### Problem statement
Your task is to reproduce, verbatim and without pictures, the lines from the opening of the listing through the line containing "70, 75, 80];".

### Dataset section

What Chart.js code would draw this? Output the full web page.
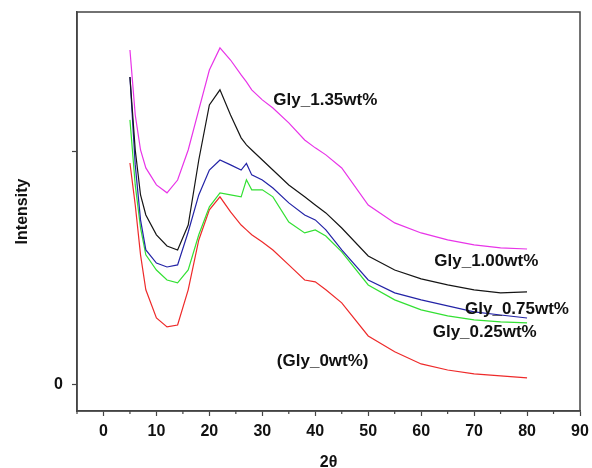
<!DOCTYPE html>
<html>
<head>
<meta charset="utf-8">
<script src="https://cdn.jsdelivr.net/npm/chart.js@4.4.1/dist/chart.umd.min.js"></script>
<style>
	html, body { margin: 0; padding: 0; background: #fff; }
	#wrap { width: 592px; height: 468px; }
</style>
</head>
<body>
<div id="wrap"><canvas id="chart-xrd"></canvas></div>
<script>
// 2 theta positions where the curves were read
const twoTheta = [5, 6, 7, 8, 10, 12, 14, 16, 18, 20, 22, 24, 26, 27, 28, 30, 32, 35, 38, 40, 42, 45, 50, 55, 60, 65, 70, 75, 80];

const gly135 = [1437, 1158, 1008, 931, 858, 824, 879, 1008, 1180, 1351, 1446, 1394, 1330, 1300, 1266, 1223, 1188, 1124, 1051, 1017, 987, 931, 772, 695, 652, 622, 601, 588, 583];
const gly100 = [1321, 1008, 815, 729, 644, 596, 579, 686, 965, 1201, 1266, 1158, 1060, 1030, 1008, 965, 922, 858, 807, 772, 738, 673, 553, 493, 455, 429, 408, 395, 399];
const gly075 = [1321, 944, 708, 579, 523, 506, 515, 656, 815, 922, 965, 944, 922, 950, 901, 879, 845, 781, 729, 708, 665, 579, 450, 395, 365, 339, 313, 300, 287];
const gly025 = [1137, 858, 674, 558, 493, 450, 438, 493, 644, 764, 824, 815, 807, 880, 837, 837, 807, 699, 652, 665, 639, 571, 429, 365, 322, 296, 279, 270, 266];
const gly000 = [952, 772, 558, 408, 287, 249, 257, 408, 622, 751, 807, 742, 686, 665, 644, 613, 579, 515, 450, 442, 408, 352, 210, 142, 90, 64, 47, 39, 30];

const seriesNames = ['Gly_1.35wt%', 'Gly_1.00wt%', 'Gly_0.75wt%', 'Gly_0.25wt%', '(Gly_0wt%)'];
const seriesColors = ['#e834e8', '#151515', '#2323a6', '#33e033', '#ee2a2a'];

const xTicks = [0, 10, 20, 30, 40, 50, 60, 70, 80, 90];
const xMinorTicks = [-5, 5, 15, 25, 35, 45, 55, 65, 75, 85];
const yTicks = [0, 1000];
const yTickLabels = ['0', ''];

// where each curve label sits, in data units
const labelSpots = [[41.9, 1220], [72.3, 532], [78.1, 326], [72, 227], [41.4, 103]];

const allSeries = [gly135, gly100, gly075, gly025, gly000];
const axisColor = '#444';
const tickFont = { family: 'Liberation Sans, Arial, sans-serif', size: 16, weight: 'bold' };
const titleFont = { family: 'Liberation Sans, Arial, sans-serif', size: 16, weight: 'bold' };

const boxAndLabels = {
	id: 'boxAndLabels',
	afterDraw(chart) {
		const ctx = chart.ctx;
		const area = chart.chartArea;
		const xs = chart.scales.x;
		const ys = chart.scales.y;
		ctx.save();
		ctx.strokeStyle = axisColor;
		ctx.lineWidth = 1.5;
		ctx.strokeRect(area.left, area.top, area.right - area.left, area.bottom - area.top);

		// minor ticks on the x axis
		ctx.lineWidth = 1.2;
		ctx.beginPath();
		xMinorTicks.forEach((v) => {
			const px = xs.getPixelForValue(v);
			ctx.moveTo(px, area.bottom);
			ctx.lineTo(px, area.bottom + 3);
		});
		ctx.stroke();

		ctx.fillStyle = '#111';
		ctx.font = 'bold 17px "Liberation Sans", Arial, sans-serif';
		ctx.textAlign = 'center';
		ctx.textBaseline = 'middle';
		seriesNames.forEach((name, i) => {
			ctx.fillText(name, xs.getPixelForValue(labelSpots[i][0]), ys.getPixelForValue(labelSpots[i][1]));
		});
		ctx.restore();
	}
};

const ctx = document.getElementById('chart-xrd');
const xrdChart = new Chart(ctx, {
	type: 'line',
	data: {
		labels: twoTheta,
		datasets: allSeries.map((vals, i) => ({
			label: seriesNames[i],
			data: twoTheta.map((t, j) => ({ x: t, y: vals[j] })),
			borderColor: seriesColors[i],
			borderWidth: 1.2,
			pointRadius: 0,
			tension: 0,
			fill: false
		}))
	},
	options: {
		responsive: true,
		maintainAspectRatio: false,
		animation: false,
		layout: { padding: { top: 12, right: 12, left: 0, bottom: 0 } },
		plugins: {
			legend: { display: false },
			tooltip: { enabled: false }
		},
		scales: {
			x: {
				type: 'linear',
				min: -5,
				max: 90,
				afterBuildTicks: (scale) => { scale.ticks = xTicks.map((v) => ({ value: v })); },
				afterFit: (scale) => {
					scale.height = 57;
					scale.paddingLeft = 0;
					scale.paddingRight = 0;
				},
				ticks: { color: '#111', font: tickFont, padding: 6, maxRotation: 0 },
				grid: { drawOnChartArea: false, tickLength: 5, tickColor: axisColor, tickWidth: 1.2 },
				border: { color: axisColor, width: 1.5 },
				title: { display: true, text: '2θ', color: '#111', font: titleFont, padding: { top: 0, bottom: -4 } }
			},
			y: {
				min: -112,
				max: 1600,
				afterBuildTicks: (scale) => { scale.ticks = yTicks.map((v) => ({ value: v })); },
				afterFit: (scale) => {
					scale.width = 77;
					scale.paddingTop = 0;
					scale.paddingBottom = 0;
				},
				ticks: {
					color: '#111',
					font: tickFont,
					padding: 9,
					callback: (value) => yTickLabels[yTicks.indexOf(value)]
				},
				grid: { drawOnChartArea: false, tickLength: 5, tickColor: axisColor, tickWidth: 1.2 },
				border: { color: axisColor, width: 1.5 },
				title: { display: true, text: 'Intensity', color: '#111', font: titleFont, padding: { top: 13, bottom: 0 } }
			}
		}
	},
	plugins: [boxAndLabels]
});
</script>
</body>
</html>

### Final answer
What Chart.js code would draw this? Output the full web page.
<!DOCTYPE html>
<html>
<head>
<meta charset="utf-8">
<script src="https://cdn.jsdelivr.net/npm/chart.js@4.4.1/dist/chart.umd.min.js"></script>
<style>
	html, body { margin: 0; padding: 0; background: #fff; }
	#wrap { width: 592px; height: 468px; }
</style>
</head>
<body>
<div id="wrap"><canvas id="chart-xrd"></canvas></div>
<script>
// 2 theta positions where the curves were read
const twoTheta = [5, 6, 7, 8, 10, 12, 14, 16, 18, 20, 22, 24, 26, 27, 28, 30, 32, 35, 38, 40, 42, 45, 50, 55, 60, 65, 70, 75, 80];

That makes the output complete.